Cosa ricorda con più piacere della sua attività di poetessa fino ad oggi?
Della mia attività di poetessa ricordo con piacere innanzitutto lo scrivere in sé, questa bellissima opportunità di scendere, come un minatore nella miniera, alla ricerca, dentro me stessa, dei miei ricordi, dei miei pensieri, questo scavare nelle mie riflessioni, nelle mie conoscenze, nelle mie domande e nelle mie risposte, questo viaggiare nel tempo e nello spazio che travalica la mia esistenza, il mio esserci qui e adesso. Interessanti e stimolanti poi sono i confronti con altri amanti dello scrivere e con i lettori che commentano i miei scritti o mi contattano per chiedere, per capire. Allo stesso modo trovo stimolante il fatto di scrivere per le interviste che mi sono state fatte, esse costituiscono un’importante occasione per fare il punto della mia attività, per riflettere ancora e sempre su ciò che scrivo, e sulla mia capacità di comunicarlo

Ha nuovi progetti letterari per il futuro?

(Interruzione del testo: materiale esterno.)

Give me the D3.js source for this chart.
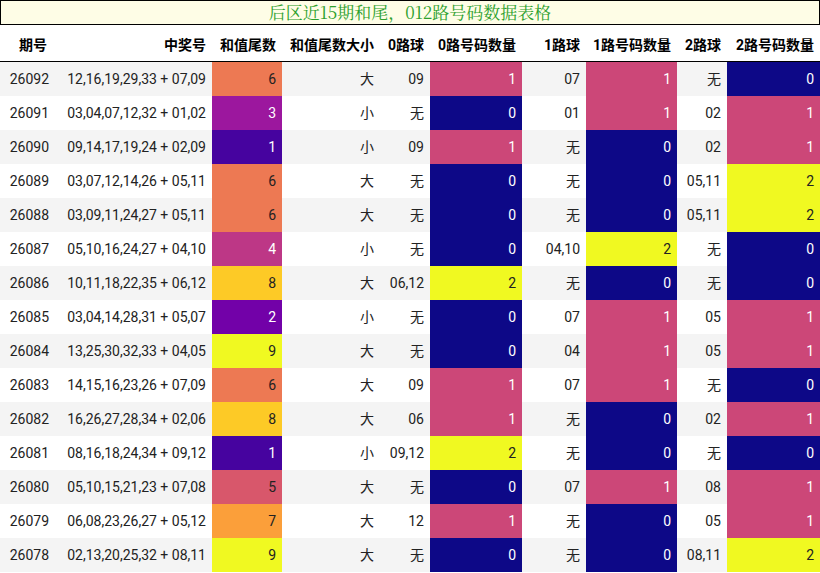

Sto lavorando a più progetti perché sto scrivendo dei racconti, altre poesie e ho due “sogni nel cassetto” che coltivo da tempo. Si tratta della storia dei miei genitori, ambientata nel periodo storico che va dal 1937 al 1960, quindi con riferimenti a quanto accaduto nella mia città natale, ma anche alle vicende antecedenti che hanno visto come protagonista mio nonno paterno, di origini trentine e attivista irredentista. L’altro invece è la mia storia, relativamente agli anni giovanili, anche in questo caso con recuperi e riferimenti alla società di allora: le abitudini degli anni ’60, i giochi e i divertimenti, la musica, le letture, la scuola e tanto altro. A questo si affianca anche la scrittura di alcune brevi favole e filastrocche perché amo molto l’universo infantile.